▶ What the task requires
Retype every line from the start of the data down to and including the line with "33.1, 35.3, 37.2];". Skip the pictures.

— START Data listing —

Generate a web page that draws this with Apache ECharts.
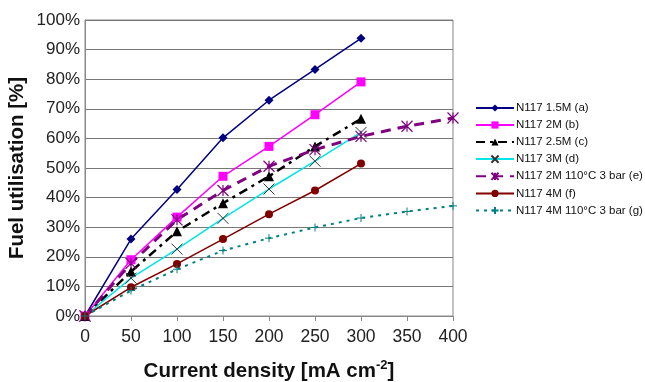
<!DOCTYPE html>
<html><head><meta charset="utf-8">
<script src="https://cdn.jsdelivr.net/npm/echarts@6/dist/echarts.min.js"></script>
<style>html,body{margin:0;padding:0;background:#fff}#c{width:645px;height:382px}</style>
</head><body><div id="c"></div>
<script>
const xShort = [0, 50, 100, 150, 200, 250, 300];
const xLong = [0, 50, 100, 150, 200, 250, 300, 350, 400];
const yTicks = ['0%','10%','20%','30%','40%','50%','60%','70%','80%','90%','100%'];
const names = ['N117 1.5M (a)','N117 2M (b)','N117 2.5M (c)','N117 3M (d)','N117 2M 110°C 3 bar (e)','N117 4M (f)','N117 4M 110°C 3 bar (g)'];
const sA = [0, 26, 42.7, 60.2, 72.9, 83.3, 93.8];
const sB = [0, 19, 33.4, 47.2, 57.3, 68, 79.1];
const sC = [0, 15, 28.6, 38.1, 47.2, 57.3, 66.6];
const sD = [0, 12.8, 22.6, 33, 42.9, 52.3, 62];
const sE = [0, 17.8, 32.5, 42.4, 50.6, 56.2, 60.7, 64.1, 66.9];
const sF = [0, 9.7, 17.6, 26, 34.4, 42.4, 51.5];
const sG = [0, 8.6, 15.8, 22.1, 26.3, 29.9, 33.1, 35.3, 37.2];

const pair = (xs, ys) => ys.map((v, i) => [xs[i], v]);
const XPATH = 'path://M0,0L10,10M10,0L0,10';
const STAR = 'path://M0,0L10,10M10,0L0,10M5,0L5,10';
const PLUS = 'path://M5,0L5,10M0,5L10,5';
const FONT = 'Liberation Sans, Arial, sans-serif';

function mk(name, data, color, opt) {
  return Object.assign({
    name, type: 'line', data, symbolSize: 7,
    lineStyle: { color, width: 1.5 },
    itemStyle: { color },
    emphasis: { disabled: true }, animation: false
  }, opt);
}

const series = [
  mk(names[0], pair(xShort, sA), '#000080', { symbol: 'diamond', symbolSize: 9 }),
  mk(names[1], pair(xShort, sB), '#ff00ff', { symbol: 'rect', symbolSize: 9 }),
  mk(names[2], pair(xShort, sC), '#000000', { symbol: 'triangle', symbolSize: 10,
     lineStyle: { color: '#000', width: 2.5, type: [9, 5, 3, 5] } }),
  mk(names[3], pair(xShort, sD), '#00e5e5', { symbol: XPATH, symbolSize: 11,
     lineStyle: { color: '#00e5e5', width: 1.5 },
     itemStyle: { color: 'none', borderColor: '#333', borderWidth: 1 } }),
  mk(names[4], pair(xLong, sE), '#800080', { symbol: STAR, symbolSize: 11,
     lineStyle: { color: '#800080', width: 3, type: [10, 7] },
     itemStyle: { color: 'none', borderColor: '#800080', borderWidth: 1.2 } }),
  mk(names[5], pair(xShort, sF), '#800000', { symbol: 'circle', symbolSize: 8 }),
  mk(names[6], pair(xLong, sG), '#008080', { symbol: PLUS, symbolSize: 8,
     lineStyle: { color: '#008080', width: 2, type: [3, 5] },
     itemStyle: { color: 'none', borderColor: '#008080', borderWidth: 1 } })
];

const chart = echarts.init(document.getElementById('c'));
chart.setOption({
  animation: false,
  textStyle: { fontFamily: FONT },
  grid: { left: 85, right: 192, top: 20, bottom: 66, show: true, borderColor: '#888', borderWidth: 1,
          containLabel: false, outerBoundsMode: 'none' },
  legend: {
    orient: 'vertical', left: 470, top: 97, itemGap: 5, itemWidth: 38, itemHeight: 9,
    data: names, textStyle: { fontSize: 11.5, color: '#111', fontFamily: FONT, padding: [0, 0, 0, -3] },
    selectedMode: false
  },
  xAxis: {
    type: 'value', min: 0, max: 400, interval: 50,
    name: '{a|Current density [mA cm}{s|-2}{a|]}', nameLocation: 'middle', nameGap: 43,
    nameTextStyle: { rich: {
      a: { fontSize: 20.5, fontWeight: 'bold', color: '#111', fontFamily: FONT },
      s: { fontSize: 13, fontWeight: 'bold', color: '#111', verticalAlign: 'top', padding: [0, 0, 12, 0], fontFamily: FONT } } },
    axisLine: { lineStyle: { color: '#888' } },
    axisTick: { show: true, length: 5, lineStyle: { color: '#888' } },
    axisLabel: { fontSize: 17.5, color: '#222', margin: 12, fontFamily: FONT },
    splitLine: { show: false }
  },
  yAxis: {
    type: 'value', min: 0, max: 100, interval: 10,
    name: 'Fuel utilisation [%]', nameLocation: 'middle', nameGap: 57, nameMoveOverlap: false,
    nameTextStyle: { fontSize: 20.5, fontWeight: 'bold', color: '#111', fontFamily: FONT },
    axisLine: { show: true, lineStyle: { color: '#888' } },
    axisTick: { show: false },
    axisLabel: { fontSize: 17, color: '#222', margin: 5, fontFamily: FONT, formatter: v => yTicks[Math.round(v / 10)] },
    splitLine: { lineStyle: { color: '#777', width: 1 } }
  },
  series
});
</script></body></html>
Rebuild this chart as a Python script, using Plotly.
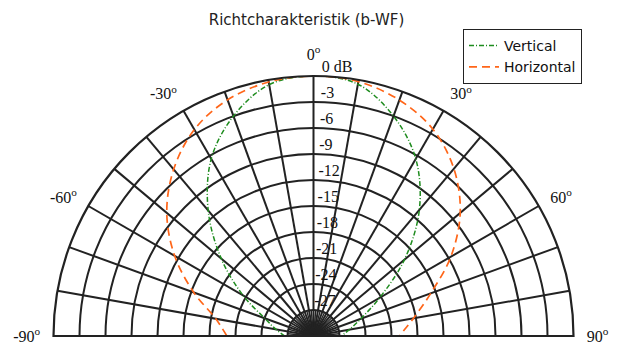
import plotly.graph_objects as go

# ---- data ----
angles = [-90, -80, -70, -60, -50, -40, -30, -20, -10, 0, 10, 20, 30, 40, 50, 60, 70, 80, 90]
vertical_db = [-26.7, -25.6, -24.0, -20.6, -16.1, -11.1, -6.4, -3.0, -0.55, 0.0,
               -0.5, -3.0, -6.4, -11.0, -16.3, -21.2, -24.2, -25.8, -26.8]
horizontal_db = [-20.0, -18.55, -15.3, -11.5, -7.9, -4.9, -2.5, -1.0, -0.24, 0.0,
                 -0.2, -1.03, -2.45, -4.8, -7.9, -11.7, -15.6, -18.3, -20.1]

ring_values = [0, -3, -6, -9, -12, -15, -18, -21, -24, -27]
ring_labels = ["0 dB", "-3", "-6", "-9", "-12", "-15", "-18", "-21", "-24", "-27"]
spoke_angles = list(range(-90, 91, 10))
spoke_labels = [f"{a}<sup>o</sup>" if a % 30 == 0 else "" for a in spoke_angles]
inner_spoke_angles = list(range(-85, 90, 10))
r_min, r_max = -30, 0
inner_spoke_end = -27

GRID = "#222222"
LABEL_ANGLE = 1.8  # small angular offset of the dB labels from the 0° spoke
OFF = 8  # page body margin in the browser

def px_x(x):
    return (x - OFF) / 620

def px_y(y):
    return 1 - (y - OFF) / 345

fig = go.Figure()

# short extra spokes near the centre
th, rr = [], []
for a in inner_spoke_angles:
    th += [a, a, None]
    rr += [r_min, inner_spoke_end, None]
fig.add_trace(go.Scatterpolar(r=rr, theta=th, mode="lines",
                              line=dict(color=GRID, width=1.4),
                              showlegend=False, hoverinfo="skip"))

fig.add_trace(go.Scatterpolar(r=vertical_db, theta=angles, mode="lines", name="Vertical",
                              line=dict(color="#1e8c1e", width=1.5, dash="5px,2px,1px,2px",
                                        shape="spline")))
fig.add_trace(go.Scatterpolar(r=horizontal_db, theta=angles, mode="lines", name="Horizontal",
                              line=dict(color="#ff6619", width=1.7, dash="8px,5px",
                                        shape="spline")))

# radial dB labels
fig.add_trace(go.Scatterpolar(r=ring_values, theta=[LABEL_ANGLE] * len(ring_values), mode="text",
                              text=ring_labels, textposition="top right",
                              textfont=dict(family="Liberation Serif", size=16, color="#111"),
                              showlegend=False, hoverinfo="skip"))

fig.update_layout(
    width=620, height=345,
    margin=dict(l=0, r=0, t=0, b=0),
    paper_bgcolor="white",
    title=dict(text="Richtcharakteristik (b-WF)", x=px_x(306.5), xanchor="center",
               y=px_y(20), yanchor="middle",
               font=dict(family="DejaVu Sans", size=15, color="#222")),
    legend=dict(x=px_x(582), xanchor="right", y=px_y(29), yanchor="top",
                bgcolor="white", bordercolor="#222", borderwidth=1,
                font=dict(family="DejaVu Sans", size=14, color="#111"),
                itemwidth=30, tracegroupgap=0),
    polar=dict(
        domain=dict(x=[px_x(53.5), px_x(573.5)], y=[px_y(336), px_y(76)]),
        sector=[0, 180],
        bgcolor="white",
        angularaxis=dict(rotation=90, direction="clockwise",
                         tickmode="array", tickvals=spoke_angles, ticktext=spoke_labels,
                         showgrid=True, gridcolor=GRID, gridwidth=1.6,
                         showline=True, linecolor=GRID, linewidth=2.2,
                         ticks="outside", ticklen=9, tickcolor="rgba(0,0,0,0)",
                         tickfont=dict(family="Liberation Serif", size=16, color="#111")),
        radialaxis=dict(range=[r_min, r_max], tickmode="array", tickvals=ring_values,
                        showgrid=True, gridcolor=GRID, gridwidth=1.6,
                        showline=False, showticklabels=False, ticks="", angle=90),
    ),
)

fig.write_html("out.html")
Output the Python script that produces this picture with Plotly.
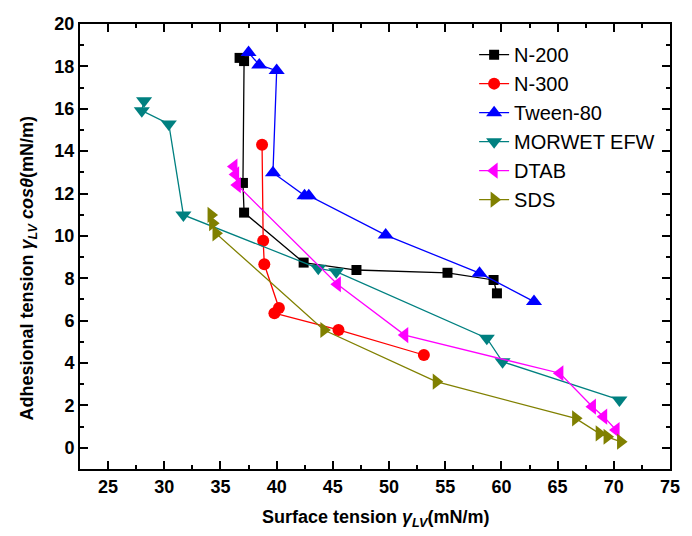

— END Data listing —

▶ Written response
Generate a web page that draws this with Apache ECharts.
<!DOCTYPE html>
<html><head><meta charset="utf-8">
<script src="https://cdn.jsdelivr.net/npm/echarts@6/dist/echarts.min.js"></script>
<style>html,body{margin:0;padding:0;background:#fff}#c{width:645px;height:382px}</style>
</head><body><div id="c"></div>
<script>
const xShort = [0, 50, 100, 150, 200, 250, 300];
const xLong = [0, 50, 100, 150, 200, 250, 300, 350, 400];
const yTicks = ['0%','10%','20%','30%','40%','50%','60%','70%','80%','90%','100%'];
const names = ['N117 1.5M (a)','N117 2M (b)','N117 2.5M (c)','N117 3M (d)','N117 2M 110°C 3 bar (e)','N117 4M (f)','N117 4M 110°C 3 bar (g)'];
const sA = [0, 26, 42.7, 60.2, 72.9, 83.3, 93.8];
const sB = [0, 19, 33.4, 47.2, 57.3, 68, 79.1];
const sC = [0, 15, 28.6, 38.1, 47.2, 57.3, 66.6];
const sD = [0, 12.8, 22.6, 33, 42.9, 52.3, 62];
const sE = [0, 17.8, 32.5, 42.4, 50.6, 56.2, 60.7, 64.1, 66.9];
const sF = [0, 9.7, 17.6, 26, 34.4, 42.4, 51.5];
const sG = [0, 8.6, 15.8, 22.1, 26.3, 29.9, 33.1, 35.3, 37.2];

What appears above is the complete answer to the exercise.